What is needed »
Extract all lines that hold "matplotlib" from the records below.

Task inputs »
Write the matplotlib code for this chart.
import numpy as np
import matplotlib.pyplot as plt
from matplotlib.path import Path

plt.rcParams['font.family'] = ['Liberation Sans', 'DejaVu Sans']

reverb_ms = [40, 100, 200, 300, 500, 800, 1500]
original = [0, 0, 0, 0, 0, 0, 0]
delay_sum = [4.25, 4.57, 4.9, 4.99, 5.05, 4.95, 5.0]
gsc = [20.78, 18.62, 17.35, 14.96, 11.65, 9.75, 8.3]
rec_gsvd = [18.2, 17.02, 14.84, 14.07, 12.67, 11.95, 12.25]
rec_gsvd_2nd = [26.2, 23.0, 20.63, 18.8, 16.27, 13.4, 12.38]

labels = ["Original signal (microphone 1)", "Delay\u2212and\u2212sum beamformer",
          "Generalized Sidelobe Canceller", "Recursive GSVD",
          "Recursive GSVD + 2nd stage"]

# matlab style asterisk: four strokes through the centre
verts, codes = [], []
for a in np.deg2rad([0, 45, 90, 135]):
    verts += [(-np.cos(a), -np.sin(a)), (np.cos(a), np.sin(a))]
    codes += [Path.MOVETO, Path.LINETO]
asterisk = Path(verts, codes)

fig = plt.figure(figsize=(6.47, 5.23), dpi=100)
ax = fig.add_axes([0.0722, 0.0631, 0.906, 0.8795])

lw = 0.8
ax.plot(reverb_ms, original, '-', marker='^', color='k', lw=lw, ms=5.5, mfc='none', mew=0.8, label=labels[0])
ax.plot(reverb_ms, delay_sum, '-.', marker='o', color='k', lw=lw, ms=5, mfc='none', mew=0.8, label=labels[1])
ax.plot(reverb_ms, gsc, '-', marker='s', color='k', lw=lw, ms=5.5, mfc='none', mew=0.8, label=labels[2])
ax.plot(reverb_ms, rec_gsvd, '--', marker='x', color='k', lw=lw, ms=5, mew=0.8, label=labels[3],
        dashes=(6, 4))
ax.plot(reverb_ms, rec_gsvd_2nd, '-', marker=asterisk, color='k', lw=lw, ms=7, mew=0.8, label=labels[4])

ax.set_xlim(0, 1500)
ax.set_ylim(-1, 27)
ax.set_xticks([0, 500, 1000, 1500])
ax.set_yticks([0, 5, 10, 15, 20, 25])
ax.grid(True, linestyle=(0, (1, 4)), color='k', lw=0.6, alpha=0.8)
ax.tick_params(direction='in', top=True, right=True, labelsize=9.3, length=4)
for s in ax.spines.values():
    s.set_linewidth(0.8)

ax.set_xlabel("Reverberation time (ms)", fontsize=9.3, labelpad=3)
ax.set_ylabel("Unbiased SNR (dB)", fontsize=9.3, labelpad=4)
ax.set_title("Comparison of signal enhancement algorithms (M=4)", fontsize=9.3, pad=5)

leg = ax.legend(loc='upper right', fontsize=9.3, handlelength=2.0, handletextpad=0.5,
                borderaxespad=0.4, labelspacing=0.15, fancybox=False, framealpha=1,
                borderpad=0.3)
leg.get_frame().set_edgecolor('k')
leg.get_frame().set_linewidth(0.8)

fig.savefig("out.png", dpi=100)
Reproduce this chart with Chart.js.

Task output »
Write the matplotlib code for this chart.
import matplotlib.pyplot as plt
from matplotlib.path import Path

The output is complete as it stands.